Introduction to VMWare vCenter Operations

I'm busy looking at VMWare vCenter Operations Enterprise.  I've never dealt with it before so it could be interesting.  I'm going to give an overview of what this product is, where it comes from, and what it tries to achieve.  I'll also give some first impressions as a user of it.

It appears that VMWare bought a lot of products in order to give their customers various comprehensive IT management capabilities for their software and platforms.  Like with most big vendors buying other software products and integrating it with their own offering, I expect some quirks with the integration.

VMWare vCenter Operations started life as a product called Alive by Integrien.  Integrien was acquired by VMWare around August 2010, so VMWare has had some time to assimilate the product to make it their own.  vCenter Operations comes in a few different sizes, Standard, Advance and Enterprise:
  • The smallest is Standard which handles up to 1500 vSphere deployments, so it's not that small.
  • Advanced is Standard plus Capacity IQ, VMWare's capacity planning product.
  • Enterprise is a whole combination of things. It includes what Advanced has, plus Smart Alerting, vCenter Configuration Manager and then deep integration with major monitoring products on the market (including the open source varieties).  This enables it to also include a view of non-VMWare environments, inside and outside of the organisation (e.g. physical builds and other providers like Amazon)
VMWare's strategy with this combination is to bring performance, capacity and configuration management closer to each other.  They also want to make sure vCenter Operations integrate deeper with other VMWare products, which can be both a good and a bad thing.

What this software aims to give you is a powerful dashboard for your enterprise.  It basically allows you to view the status and health of your applications, systems and infrastructure, help you find faults, the cause of these faults and alert you on faults.  It also makes an attempt to predict faults that may happen in the future, and also goes as far as trying to show the financial impact of faults or underutilisation.

Anyone with experience of monitoring and management tools knows getting the above right is no easy task.  A lot of customisation needs to be done, and the interface has to be flexible enough to be able to build the right views.
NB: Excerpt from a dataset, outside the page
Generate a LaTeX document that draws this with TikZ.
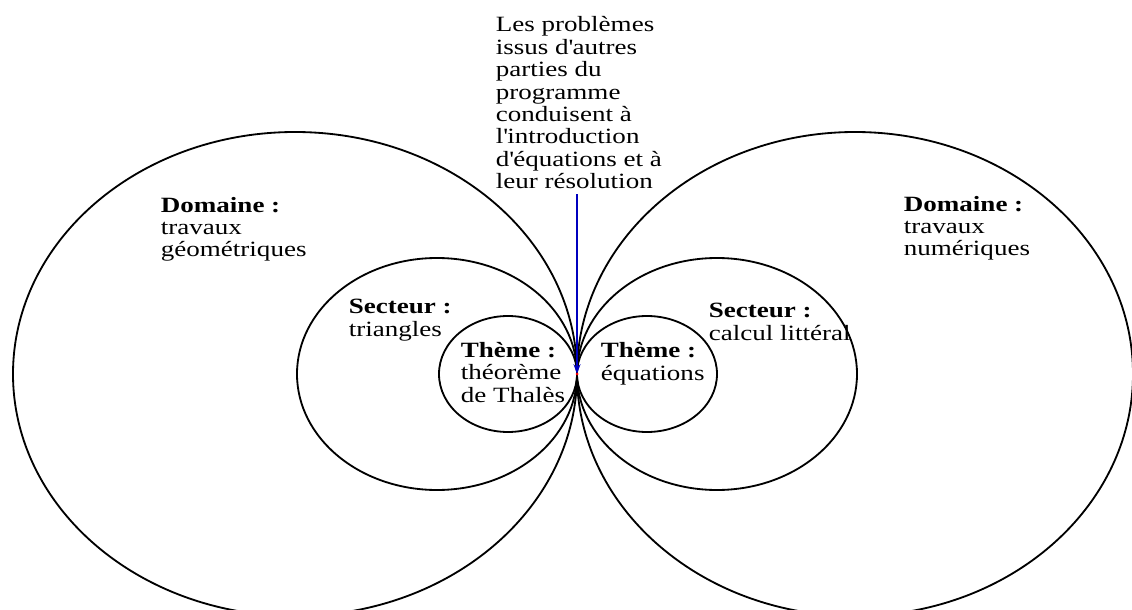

The interface for vCenter Operations is a web interface, a fairly usable one.  It's very customisable, and you put together views in a portal and widget style.  It also has a lot of graphing and other graphical features, making it look attractive during a sales presentation and when showing it to management.  That said, in a large environment a new user will still need to be shown where to find what they are after and also need some help in setting up their dashboards the way they want.

With regards to health and thresholds, the product tries to rely on setting these by itself mostly.  In a large environment, and especially in a dynamic virtualised environment, it's impossible to manage thresholds individually.  The product makes note of what it believes are normal trends in the operation of a system, and alerts when there are anomalies.  If they get this right, it would be very good, but this is also not an easy thing to achieve technically, so it will be interesting to see how well this works out.

Comments

MorbenNet said…
I Kriek, you may want to consider waiting for version 5 to come out before spending too much time reviewing the current version. We've added a new edition (Enterprise +) and have done quite a bit in integration and new dashboards. ETA on version 5 is right around the corner, still targeted at the end of the month (January 2012).